We soon gathered our belongings and headed into the forest. Walking up and down dirt trails, over gargantuan boulders and stones, we held onto tree branches as we tried not to slide down mountainous cliffs. Stopping periodically to catch our breath, we all took in the view of vast green valleys with vibrant blue rivers sitting spot in the middle. As a cooped up former corporate slave for 5 years, I was joyous in seeing this with my own eyes, rather than on my computer screensaver.
A few hours into the trek, the sounds of rustling waters hit my ears. “It must be a river” I thought. Lo and behold, it was more than that. It was a 100-foot waterfall from across our way. We quickly made our journey down the hill into the valley, bringing us to the bottom of the waterfall. With a cool breeze from the crashing waters hitting our faces, it was an incredible refreshing sensation. Having gained our strength, we made our way up to the drop-off point. However, this was to be the adventure of the day. Several determined and experienced trekkers agreed to rock climb DOWN the waterfall from atop the cliff. The few brave souls, including my fiancé, made their way down the slippery edge alongside the powerful cascade.
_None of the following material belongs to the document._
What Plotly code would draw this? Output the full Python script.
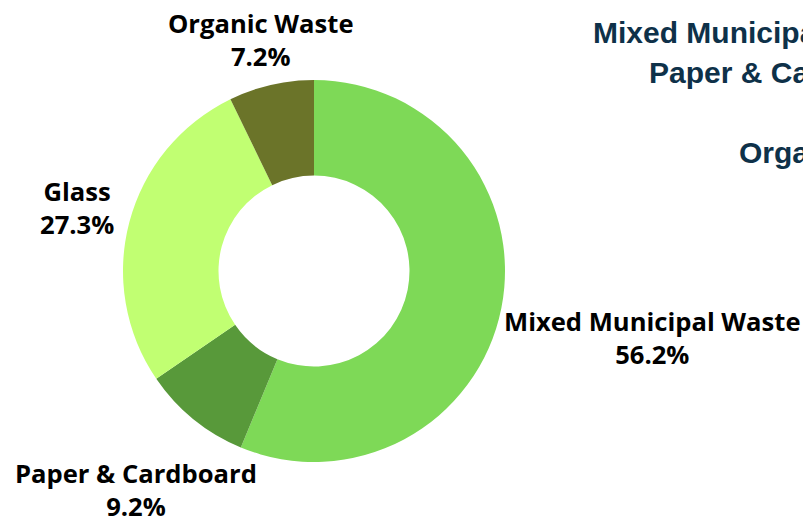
import math
import plotly.graph_objects as go

categories = ["Mixed Municipal Waste", "Paper & Cardboard", "Glass", "Organic Waste"]
shares = [56.2, 9.2, 27.3, 7.2]
colors = ["#7ED957", "#58993A", "#C1FF72", "#6B7429"]
side_lines = ["Mixed Municipal Waste", "Paper & Cardboard", "Glass", "Organic Waste"]

# style: distance (px) of each outside label centre from the pie centre
label_dist = [345, 282, 245, 237]

W, H = 803, 521

# pie: centre (314, 271) and radius 191 in page pixels
cx, cy, r = 314, 271, 191

fig = go.Figure(go.Pie(
    labels=categories,
    values=shares,
    hole=0.5,
    sort=False,
    direction="clockwise",
    rotation=0,
    automargin=False,
    marker=dict(colors=colors, line=dict(width=0)),
    textinfo="none",
    showlegend=False,
    domain=dict(x=[(cx - r) / W, (cx + r) / W], y=[1 - (cy + r) / H, 1 - (cy - r) / H]),
))

# outside labels placed along each slice's mid-angle ray
total = sum(shares)
cum = 0.0
for lab, val, dist in zip(categories, shares, label_dist):
    theta = 2 * math.pi * (cum + val / 2) / total  # clockwise from 12 o'clock
    cum += val
    lx = cx + dist * math.sin(theta)
    ly = cy - dist * math.cos(theta)
    fig.add_annotation(
        text=f"<b>{lab}</b><br><b>{val:.1f}%</b>",
        xref="paper", yref="paper",
        x=lx / W, y=1 - ly / H,
        xanchor="center", yanchor="middle",
        showarrow=False, align="center",
        font=dict(family="Open Sans", size=25.6, color="#000000"),
    )

# right-hand text block (cut off by the page edge)
side_x = [591, 647, 850, 737]
side_y = [33, 72, 112, 153]
for txt, px, py in zip(side_lines, side_x, side_y):
    fig.add_annotation(
        text="<b>" + txt + "</b>",
        xref="paper", yref="paper",
        x=px / W, y=1 - py / H,
        xanchor="left", yanchor="middle",
        showarrow=False,
        font=dict(family="Liberation Sans, Arial", size=30, color="#0E3149"),
    )

fig.update_layout(
    width=W, height=H,
    margin=dict(l=0, r=0, t=0, b=0),
    paper_bgcolor="white",
    plot_bgcolor="white",
)

fig.write_html(
    "out.html",
    config={"displayModeBar": False},
    post_script="document.body.style.margin='0';document.body.style.overflow='hidden';",
)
The remnants of the group, aka wimps, hurried back down the hill to shout expressions of joy and support. I, of course, was included. Thankfully, everyone made their descent almost effortlessly, except for one of the climbers, who made a 12-foot fall into the water. He fortunately rose above the water unscathed.
Our trip ended with a relaxed break overlooking the hilltops of Manisa. Surprisingly, we were soon joined by a family of cows, the mom and dad with 5 of their calves. As I look ahead to the future, I hope to return to Manisa and explore more its wondrous mountains and forests. In Manisa, you couldn’t be any closer to nature, and further away from a screensaver.